Still, it got to the point where making unbelief an official reality was necessary to keep my sanity. Despite my habitual secretiveness, getting it out in the open and quitting was the right thing to do. Perhaps I seemed cold and emotionless to some, but that was a deliberate choice. The knowledge that I was doing the right thing for the right reason was my only defence against breaking down. Any argument had to be about facts, not emotions, though I knew my emotions were running over-time.
Tonight, I have read through most of the messages I was sent by so many people in that period, and have once again been struck by how positive and nice most of them were. Maybe I am just painfully aware that I could not respond so positively to someone else leaving the group. At one point I wrote that I was being mostly drowned with love. It was an overwhelming and confusing time, and I was struggling to keep my head above water. While I tried to answer all the questions I was asked, many messages had to be answered with a generic “I appreciate that you are thinking about me” message.
In looking through these messages tonight, I’ve found messages that made me smile, and messages that made me laugh out loud. I’ve found messages with a sadness that still make me want to cry. And I’ve found messages with snap judgements or throw-away lines that hurt at the time and still do (though they were the minority and I’m pretty certain they weren’t intended to hurt).
I’m painfully aware reading these that some of these are people that I haven’t seen in person since then. And that isn’t a complaint. With some of them there were invitations to keep in touch, to visit their houses, or to share a meal, but the reality is just that life can be busy and it’s much harder to maintain links when not seeing people at regular religious services. Looking at it after a year I conclude that this is not likely to change in subsequent years. Some I have been able to keep up with, but many I haven’t, and that’s OK. I’m no longer part of the community, it was my choice, and it was the right choice.
There was a funny moment shortly after resigning when I realised I had spent all this time agonising over what I should believe, and now I had made the decision to quit and didn’t have a clue what I was doing next. Though in reality I did know what came next: more of the same. I’m sure I have changed in many ways, and am no longer the same person. And I’m sure that my views on a number of topics are different from what they were. But I still work the same job, and all the anecdotal evidence suggests that no-one there noticed major changes in me. I still spend a lot of time with family. I still seek for truth, and to understand the world around me. It’s just that that search points me in a different direction to what it did before. I haven’t gone out to radically change the world, but I’m sure my different understanding of the world is sometimes reflected in my behaviour.
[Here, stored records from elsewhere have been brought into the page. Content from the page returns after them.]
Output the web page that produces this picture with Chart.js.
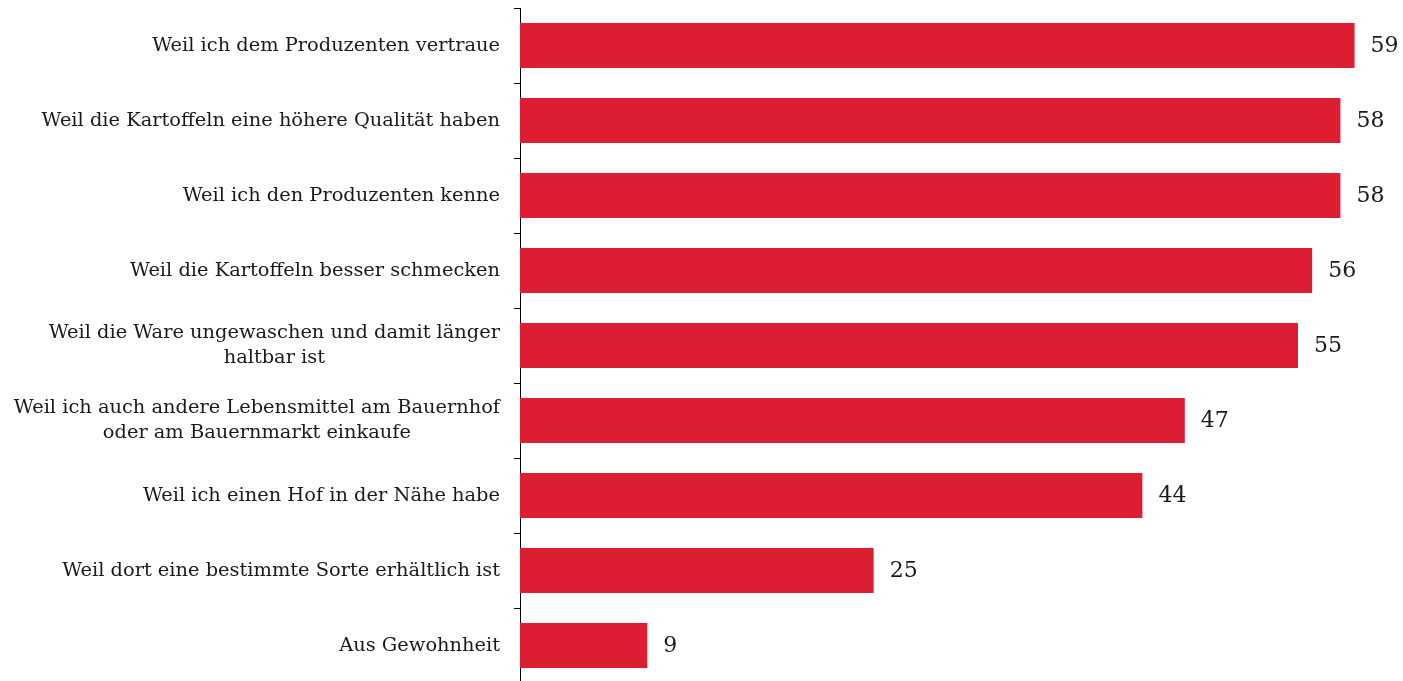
<!DOCTYPE html>
<html>
<head>
<meta charset="utf-8">
<script src="https://cdn.jsdelivr.net/npm/chart.js@4.4.1/dist/chart.umd.min.js"></script>
<style>
    html, body { margin: 0; padding: 0; background: #fff; overflow: hidden; }
    canvas { display: block; }
</style>
</head>
<body>
<canvas id="reasons" width="1403" height="684"></canvas>
<script>
// Gründe für den Kartoffelkauf direkt beim Produzenten (Angaben in %)
const categories = [
    ['Weil ich dem Produzenten vertraue'],
    ['Weil die Kartoffeln eine höhere Qualität haben'],
    ['Weil ich den Produzenten kenne'],
    ['Weil die Kartoffeln besser schmecken'],
    ['Weil die Ware ungewaschen und damit länger', 'haltbar ist'],
    ['Weil ich auch andere Lebensmittel am Bauernhof', 'oder am Bauernmarkt einkaufe'],
    ['Weil ich einen Hof in der Nähe habe'],
    ['Weil dort eine bestimmte Sorte erhältlich ist'],
    ['Aus Gewohnheit']
];
const shares = [59, 58, 58, 56, 55, 47, 44, 25, 9];

const barColor = '#dc1d32';
const serif = "'DejaVu Serif', 'Liberation Serif', serif";

// draws category labels (multi-line ones centred on each other) and value labels
const labelPlugin = {
    id: 'labelPlugin',
    afterDraw(chart) {
        const ctx = chart.ctx;
        const yScale = chart.scales.y;
        const meta = chart.getDatasetMeta(0);
        ctx.save();
        ctx.fillStyle = '#1a1a1a';

        ctx.font = '19.4px ' + serif;
        ctx.textBaseline = 'middle';
        ctx.textAlign = 'center';
        const rightEdge = yScale.right - 20;
        const lineHeight = 25;
        categories.forEach((lines, i) => {
            const y = yScale.getPixelForValue(i);
            const widest = Math.max(...lines.map(l => ctx.measureText(l).width));
            const cx = rightEdge - widest / 2;
            const top = y - (lines.length - 1) * lineHeight / 2;
            lines.forEach((line, j) => {
                ctx.fillText(line, cx, top + j * lineHeight);
            });
        });

        ctx.font = '22px ' + serif;
        ctx.textAlign = 'left';
        meta.data.forEach((bar, i) => {
            ctx.fillText(String(shares[i]), bar.x + 16, bar.y + 1);
        });
        ctx.restore();
    }
};

const ctx = document.getElementById('reasons').getContext('2d');
new Chart(ctx, {
    type: 'bar',
    data: {
        labels: categories.map(c => c.join(' ')),
        datasets: [{
            data: shares,
            backgroundColor: barColor,
            borderWidth: 0,
            categoryPercentage: 0.6,
            barPercentage: 1
        }]
    },
    options: {
        indexAxis: 'y',
        responsive: false,
        animation: false,
        devicePixelRatio: 1,
        layout: { padding: { top: 8, bottom: 1, left: 0, right: 6 } },
        plugins: {
            legend: { display: false },
            tooltip: { enabled: false }
        },
        scales: {
            x: {
                display: false,
                min: 0,
                max: 62
            },
            y: {
                afterFit(scale) { scale.width = 520; },
                ticks: { display: false },
                grid: {
                    drawOnChartArea: false,
                    drawTicks: true,
                    tickLength: 6,
                    color: '#000',
                    lineWidth: 1
                },
                border: { display: true, color: '#000', width: 1 }
            }
        }
    },
    plugins: [labelPlugin]
});
</script>
</body>
</html>
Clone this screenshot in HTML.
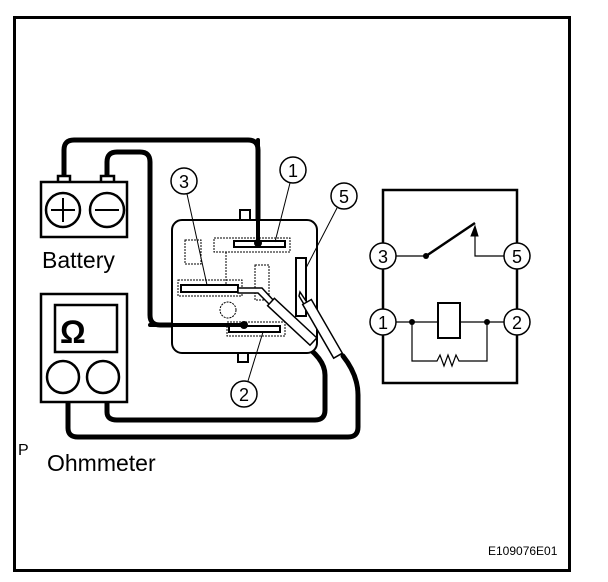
<!DOCTYPE html>
<html><head><meta charset="utf-8"><style>
html,body{margin:0;padding:0;background:#fff;}
svg{display:block;}
text{font-family:"Liberation Sans",Arial,sans-serif;fill:#000;}
</style></head><body>
<svg width="608" height="582" viewBox="0 0 608 582" xmlns="http://www.w3.org/2000/svg">
<rect x="14.5" y="17.5" width="555" height="553" fill="none" stroke="#000" stroke-width="3"/>
<g fill="none" stroke="#000" stroke-width="5" stroke-linejoin="round" stroke-linecap="round">
<path d="M64 176 V150 Q64 140 74 140 H248 Q258 140 258 150 V243"/>
<path d="M107 176 V162 Q107 152 117 152 H140 Q150 152 150 162 V315 Q150 325 160 325 H240"/>
<path d="M68 402 V428 Q68 437 78 437 H348 Q358 437 358 427 V395 Q358 375 343 356"/>
<path d="M107 402 V412 Q107 420 117 420 H315 Q325 420 325 410 V375 Q325 358 300 342"/>
</g>
<g fill="#fff" stroke="#000" stroke-width="2.5">
<rect x="58" y="176" width="12" height="7"/><rect x="101" y="176" width="13" height="7"/>
<rect x="41" y="182" width="86" height="55"/>
<circle cx="63" cy="210" r="17"/><circle cx="107" cy="210" r="17"/>
<rect x="41" y="294" width="86" height="108"/>
<rect x="55" y="305" width="62" height="47"/>
<circle cx="63" cy="377" r="16"/><circle cx="103" cy="377" r="16"/>
</g>
<g stroke="#000" stroke-width="2"><path d="M51 210H75M63 198V222M95 210H119"/></g>
<text x="60" y="343" font-size="32" font-weight="bold">Ω</text>
<text x="42" y="268" font-size="23">Battery</text>
<text x="18" y="455" font-size="16">P</text>
<text x="47" y="471" font-size="23">Ohmmeter</text>
<text x="488" y="555" font-size="12">E109076E01</text>
<!-- relay -->
<g fill="#fff" stroke="#000" stroke-width="2">
<rect x="240" y="210" width="10" height="12"/><rect x="238" y="350" width="10" height="12"/>
<rect x="172" y="220" width="145" height="133" rx="10"/>
</g>
<g fill="none" stroke="#000" stroke-width="1" stroke-dasharray="2 1">
<rect x="185" y="240" width="16" height="24"/>
<rect x="214" y="238" width="76" height="14"/>
<path d="M226 252V290"/><rect x="255" y="265" width="14" height="35"/>
<rect x="178" y="280" width="64" height="16"/>
<rect x="227" y="322" width="58" height="14"/>
<circle cx="228" cy="310" r="8"/>
</g>
<g fill="#fff" stroke="#000" stroke-width="2">
<rect x="234" y="241" width="51" height="6"/>
<rect x="181" y="285" width="57" height="7"/>
<rect x="229" y="326" width="51" height="6"/>
<rect x="296" y="258" width="10" height="58"/>
</g>
<g fill="none" stroke="#000" stroke-width="4" stroke-linecap="round">
<path d="M258 140V244"/><path d="M150 325H245"/>
</g>
<circle cx="258" cy="243" r="4"/><circle cx="244" cy="325" r="4"/>
<!-- probes -->
<g stroke="#000" stroke-width="1.5" fill="#fff">
<path d="M238 288 L262 288 L275 302 L271 306 L258 293 L238 293 Z"/>
<rect x="0" y="-5" width="58" height="10" transform="translate(271 302) rotate(43)"/>
<path d="M300 292 L308 304 L305 306 L299 296 Z"/>
<rect x="0" y="-5" width="62" height="10" transform="translate(307 302) rotate(60)"/>
</g>
<!-- callouts -->
<g stroke="#000" stroke-width="1" fill="none">
<path d="M187 194 L207 285"/><path d="M290 183 L275 242"/><path d="M337 208 L306 268"/><path d="M248 381 L263 332"/>
</g>
<g fill="#fff" stroke="#000" stroke-width="1.5">
<circle cx="184" cy="181" r="13"/><circle cx="293" cy="170" r="13"/><circle cx="344" cy="196" r="13"/><circle cx="244" cy="394" r="13"/>
</g>
<g font-size="18" text-anchor="middle">
<text x="184" y="188">3</text><text x="293" y="177">1</text><text x="344" y="203">5</text><text x="244" y="401">2</text>
</g>
<!-- schematic -->
<rect x="383" y="190" width="134" height="193" fill="none" stroke="#000" stroke-width="2.5"/>
<g stroke="#000" stroke-width="1.2" fill="none">
<path d="M396 256H426"/><path d="M504 256H475V232"/>
<path d="M396 322H438M460 322H504"/>
<path d="M412 322V361H437L440 355L444 366L448 355L452 366L456 355L459 361H487V322"/>
</g>
<path d="M426 256L475 223" stroke="#000" stroke-width="2.5"/>
<path d="M471 236L475 226L478 236Z" fill="#000" stroke="#000"/>
<rect x="438" y="303" width="22" height="35" fill="#fff" stroke="#000" stroke-width="2"/>
<circle cx="426" cy="256" r="3"/><circle cx="412" cy="322" r="3"/><circle cx="487" cy="322" r="3"/>
<g fill="#fff" stroke="#000" stroke-width="1.5">
<circle cx="383" cy="256" r="13"/><circle cx="517" cy="256" r="13"/><circle cx="383" cy="322" r="13"/><circle cx="517" cy="322" r="13"/>
</g>
<g font-size="18" text-anchor="middle">
<text x="383" y="263">3</text><text x="517" y="263">5</text><text x="383" y="329">1</text><text x="517" y="329">2</text>
</g>
</svg>
</body></html>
Many who trod the same path before me told me that they were happier afterwards, and I can say the same for myself. I am much happier with understanding my place in the world. I don’t claim to know everything, but at least I don’t face the crippling doubts of a year or two ago. I appreciate the freedom to be able to determine what is right to do without having to defer to an ancient collection of religious literature, and I appreciate being able to learn about the world without having to filter out any conclusions that might challenge my understandings of that religious literature. I have settled into a new normal, and some parts of my old life seem like a distant dream. Maybe things will change in the years ahead, but right now I cannot see anything that would be likely to bring me back to organised religion.